On September 30, 2005, the Danish newspaper Jyllands-Posten published twelve cartoons of the Prophet Muhammad.
Five months later, thousands of Muslims inundated the newspaper with outpourings of anger and grief by phone, email, and fax; from Asia to Europe Muslims took to the streets in protest.
This book is the first comprehensive investigation of the conflict that aroused impassioned debates around the world on freedom of expression, blasphemy, and the nature of modern Islam. Jytte Klausen interviewed politicians in the Middle East, Muslim leaders in Europe, the Danish editors and cartoonists, and the Danish imam who started the controversy.
Following the winding trail of protests across the world, she deconstructs the arguments and motives that drove the escalation of the increasingly globalized conflict.

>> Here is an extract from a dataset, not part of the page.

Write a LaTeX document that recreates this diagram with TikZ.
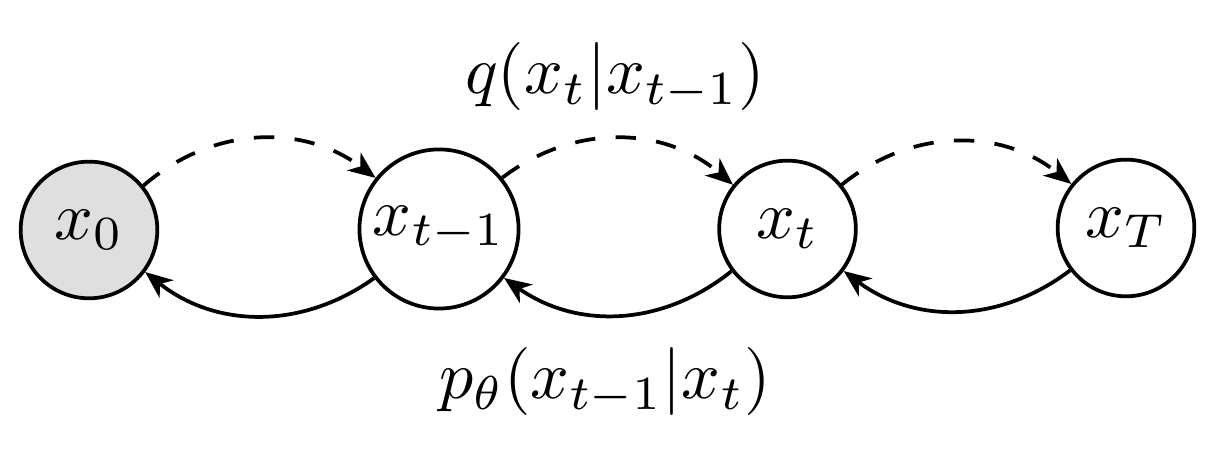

She concludes that the Muslim reaction to the cartoons was not-as was commonly assumed-a spontaneous emotional reaction arising out of the clash of Western and Islamic civilizations.
Rather it was orchestrated, first by those with vested interests in elections in Denmark and Egypt, and later by Islamic extremists seeking to destabilize governments in Pakistan, Lebanon, Libya, and Nigeria.
Klausen shows how the cartoon crisis was, therefore, ultimately a political conflict rather than a colossal cultural misunderstanding.